Speaking to reporters Sunday, Trudeau noted the plan will “guide our ongoing work to fight discrimination, to break down barriers, to advance rights, and to build a future where everyone in Canada is truly free to be who they are and love whom they love.
“The strength and the resilience of your community should inspire everyone,” Trudeau said. “We see it in your advocacy, your outreach to vulnerable people and the work you do every day to make your community more inclusive and diverse.”
The message from Ien, who serves as the Member of Parliament for Toronto Centre which includes the city’s historic gay village, was simple: “We got here.”
Ien noted that while the federal government has made many strides in supporting 2SLGBTQI+ Canadians, one thing politicians can’t do is legislate empathy. She pointed out that many people are still afraid to hold their partner’s hand in public, scared someone will see which bathroom they choose to use, flinching when a car drives by and somebody yells a slur at them, and being cut off from their closest friends and family simply for their sexual orientation or gender identity.
“You’ve stood and you’ve risen and you’ve protested and you’ve advocated,” Ien said of 2SLGBTQI+ activists. “And with your help, we’re here.”
But as Ien pointed out, “there is a stark difference between tolerance and acceptance.”
According to the plan, 25 to 40 per cent of homeless youth in Canada are 2SLGBTQI+ and nearly two-thirds of 2SLGBTQI+ students report feeling unsafe at school. Even starker, 2SLGBTQI+ people are more likely to live in poverty, with 41 per cent of 2SLGBTQI+ Canadians earning less than $20,000 per year, as of 2018.

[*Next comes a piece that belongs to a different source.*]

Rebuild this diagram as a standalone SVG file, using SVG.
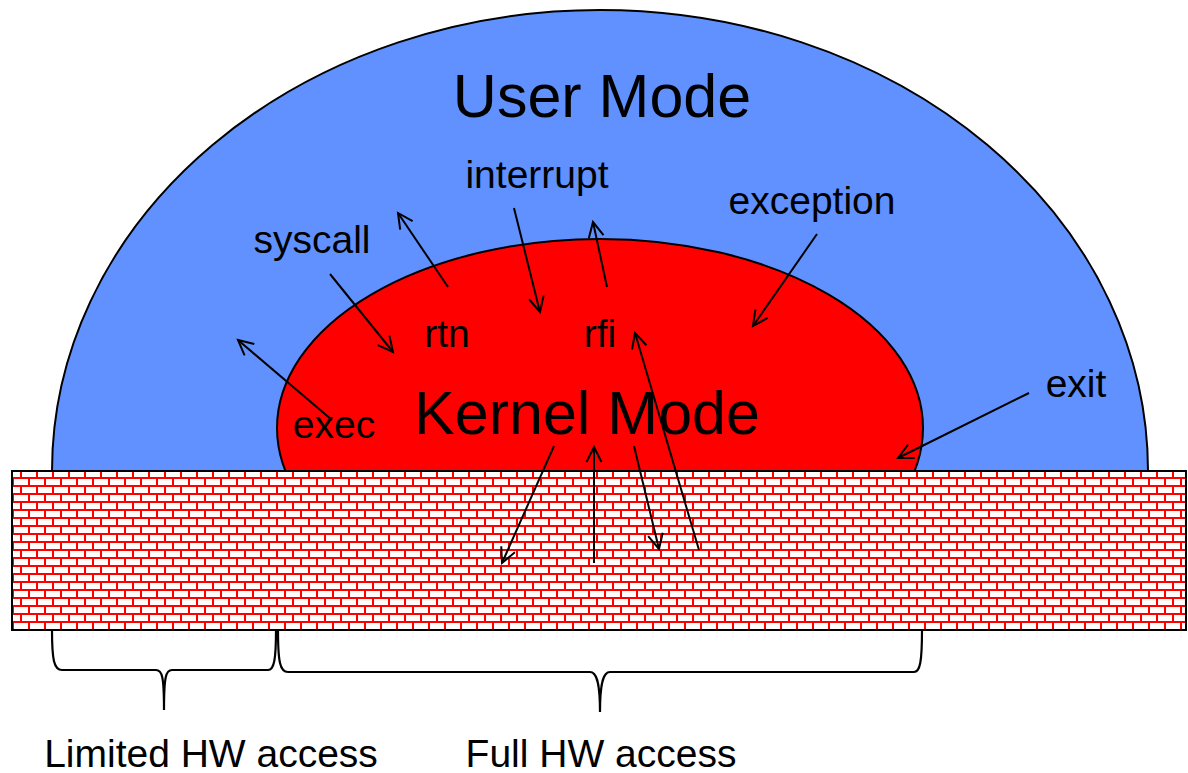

The federal action plan is also set to provide $7.7 million for data collection and community-led policy research that will help inform federal action on 2SLGBTQI+ issues, along with $5.6 million to create awareness campaigns that help break down stigma and end discrimination for 2SLGBTQI+ Canadians.
For Tyler Boyce, executive director of The Enchante Network, the federal action plan is a game-changer.
The Enchante Network is Canada’s largest network of 2SLGBTQI+ organizations, providing support, advocacy and outreach for more than 200 organizations across the country.
Speaking with reporters on Sunday, Boyce described the plan as “movement building.”
“As a society, we can do many different things,” Boyce said. “And one of the most powerful things that we can do is decide to do things differently.”
Pointing out that hate crimes against queer and trans Canadians is on the rise — particularly affecting racialized communities — Boyce credited Black and Latinx trans women with “[laying] it all on the line for us,” adding that it’s important for 2SLGBTQI+ organizations to honour that historic activism that paved the way for the federal action plan.
“I want to take a moment to recognize that there are so many people who, in my community, didn’t live long enough to see this moment because of the ways that we’ve been abandoned, whether it was during police brutality or whether it was during the HIV/AIDS crisis that is still ongoing to this day,” Boyce said.